Three-dimensional nanoarchitectures of Co nanoparticles inlayed on N-doped macroporous carbon as bifunctional electrocatalysts for glucose fuel cells

Abstract

Exploring high-performance electrocatalysts is of great importance for developing clean and renewable energy conversion systems such as fuel cells and metal–air batteries. Hybrid nanostructures with transition metal nanoparticles embedded in a carbon matrix exhibit outstanding electrocatalytic activity and have emerged as promising low-cost alternatives to precious metal catalysts for a variety of electrochemical reactions.
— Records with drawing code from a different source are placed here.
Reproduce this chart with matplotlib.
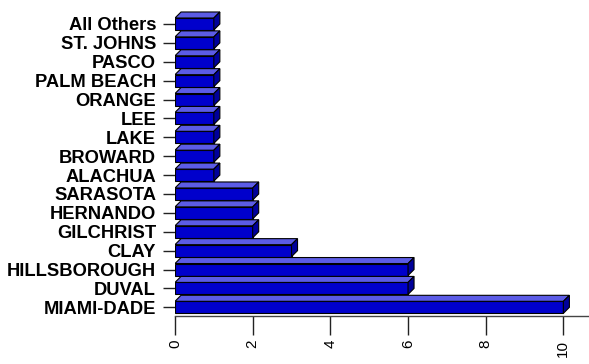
import numpy as np
import matplotlib.pyplot as plt
from matplotlib.patches import Polygon

# Cases by county, bottom row first
counties = ["MIAMI-DADE", "DUVAL", "HILLSBOROUGH", "CLAY", "GILCHRIST",
            "HERNANDO", "SARASOTA", "ALACHUA", "BROWARD", "LAKE", "LEE",
            "ORANGE", "PALM BEACH", "PASCO", "ST. JOHNS", "All Others"]
counts = [10, 6, 6, 3, 2, 2, 2, 1, 1, 1, 1, 1, 1, 1, 1, 1]
xticks = [0, 2, 4, 6, 8, 10]

front_col = "#0000cc"
top_col = "#5c5ce6"
side_col = "#00009a"
h = 0.635      # bar thickness
dx, dy = 0.155, 0.318   # 3d depth offset

fig = plt.figure(figsize=(5.89, 3.64), dpi=100)
ax = fig.add_axes([175 / 589, 1 - 316 / 364, 414 / 589, 316 / 364])

y = np.arange(len(counties))
ax.barh(y, counts, height=h, color=front_col, edgecolor="black",
        linewidth=0.8, zorder=3)
for yi, v in zip(y, counts):
    top = [(0, yi + h / 2), (v, yi + h / 2),
           (v + dx, yi + h / 2 + dy), (dx, yi + h / 2 + dy)]
    side = [(v, yi - h / 2), (v + dx, yi - h / 2 + dy),
            (v + dx, yi + h / 2 + dy), (v, yi + h / 2)]
    ax.add_patch(Polygon(top, closed=True, facecolor=top_col,
                         edgecolor="black", linewidth=0.8, zorder=3))
    ax.add_patch(Polygon(side, closed=True, facecolor=side_col,
                         edgecolor="black", linewidth=0.8, zorder=3))

ax.set_xlim(0, 10.66)
ax.set_ylim(-0.46, 16.27)
ax.set_yticks(y)
ax.set_yticklabels(counties, fontfamily="Liberation Sans",
                   fontweight="bold", fontsize=13.2)
ax.set_xticks(xticks)
ax.set_xticklabels([str(t) for t in xticks], rotation=90,
                   fontfamily="Liberation Sans", fontsize=11)
ax.tick_params(axis="y", length=8.6, width=1, pad=5, color="#222222")
ax.tick_params(axis="x", length=14, width=1, pad=3, color="#222222")

for s in ["top", "right", "left"]:
    ax.spines[s].set_visible(False)
ax.spines["bottom"].set_color("#444444")
ax.spines["bottom"].set_linewidth(1)

fig.savefig("out.png", dpi=100)
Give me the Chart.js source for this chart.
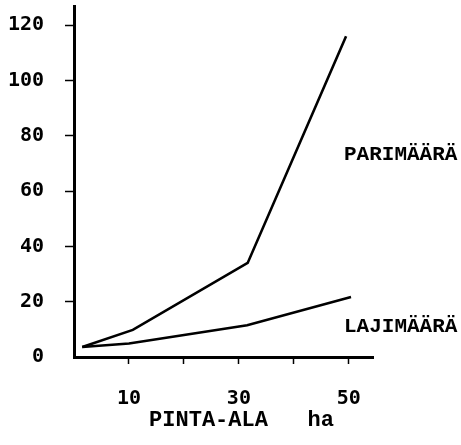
<!DOCTYPE html>
<html><head><meta charset="utf-8">
<script src="https://cdn.jsdelivr.net/npm/chart.js@4"></script>
<style>html,body{margin:0;padding:0;background:#fff}#c{display:block}</style>
</head><body><canvas id="c" width="461" height="445"></canvas>
<script>
const pariX = [1.5, 10.7, 31.6, 49.5];
const pariY = [3.6, 9.8, 34, 116];
const lajiX = [1.5, 10, 31.5, 50.4];
const lajiY = [3.6, 4.9, 11.5, 21.7];
const xTickLabels = {10: '10', 30: '30', 50: '50'};
const seriesNames = ['PARIMÄÄRÄ', 'LAJIMÄÄRÄ'];
const seriesLabelY = [73, 10.8];
const xTitle = 'PINTA-ALA   ha';

const toPts = (xs, ys) => xs.map((x, i) => ({x: x, y: ys[i]}));

const labelPlugin = {
  id: 'seriesLabels',
  afterDraw(chart) {
    const ctx = chart.ctx, ys = chart.scales.y, area = chart.chartArea;
    ctx.save();
    ctx.fillStyle = '#000';
    ctx.font = 'bold 21px "Liberation Mono", monospace';
    ctx.textAlign = 'left';
    ctx.textBaseline = 'middle';
    seriesNames.forEach((n, i) => {
      ctx.fillText(n, area.right - 29, ys.getPixelForValue(seriesLabelY[i]));
    });
    ctx.font = 'bold 22px "Liberation Mono", monospace';
    ctx.textAlign = 'center';
    ctx.fillText(xTitle, (area.left + area.right) / 2 + 18, area.bottom + 63);
    ctx.restore();
  }
};

new Chart(document.getElementById('c'), {
  type: 'line',
  data: {
    datasets: [
      {label: seriesNames[0], data: toPts(pariX, pariY), borderColor: '#000', borderWidth: 2.6, pointRadius: 0, tension: 0, fill: false},
      {label: seriesNames[1], data: toPts(lajiX, lajiY), borderColor: '#000', borderWidth: 2.6, pointRadius: 0, tension: 0, fill: false}
    ]
  },
  options: {
    responsive: false,
    devicePixelRatio: 1,
    animation: false,
    layout: {padding: {top: 6, right: 88, left: 0, bottom: 0}},
    plugins: {legend: {display: false}, tooltip: {enabled: false}},
    scales: {
      x: {
        type: 'linear', min: 0, max: 54.4,
        afterFit: s => { s.height = 88; s.paddingLeft = 0; s.paddingRight = 0; },
        border: {color: '#000', width: 3},
        grid: {drawOnChartArea: false, drawTicks: true, tickLength: 7, tickWidth: 1.5,
               tickColor: c => (c.tick && c.tick.value === 0) ? 'rgba(0,0,0,0)' : '#000'},
        ticks: {stepSize: 10, includeBounds: false, autoSkip: false, maxRotation: 0,
                callback: v => xTickLabels[v] || '',
                color: '#000', padding: 23,
                font: {family: '"DejaVu Sans Mono", monospace', size: 20, weight: 'bold'}}
      },
      y: {
        type: 'linear', min: 0, max: 126.9,
        afterFit: s => { s.width = 74; s.paddingTop = 0; s.paddingBottom = 0; },
        border: {color: '#000', width: 3},
        grid: {drawOnChartArea: false, drawTicks: true, tickLength: 9, tickWidth: 1.5,
               tickColor: c => (c.tick && c.tick.value === 0) ? 'rgba(0,0,0,0)' : '#000'},
        ticks: {stepSize: 20, includeBounds: false, color: '#000', padding: 21,
                font: {family: '"DejaVu Sans Mono", monospace', size: 20, weight: 'bold'}}
      }
    }
  },
  plugins: [labelPlugin]
});
</script>
</body></html>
Herein, we report a convenient synthesis route to prepare a three-dimensional porous nanoarchitecture with Co nanoparticles (Co NPs) inlayed in nitrogen-doped macroporous carbon (Co/N-MC). The hybrids show an outstanding electrocatalytic activity for the oxygen reduction (ORR) and glucose oxidation reaction (GOR) due to the synergistic contribution of the Co NPs and nitrogen doping in macroporous carbon. Benefitting from their outstanding electrocatalytic activity in the ORR and GOR, a home-made glucose fuel cell (GFC) was set up using Co/N-MC as the anode and cathode material, delivering a considerable power density with decent stability.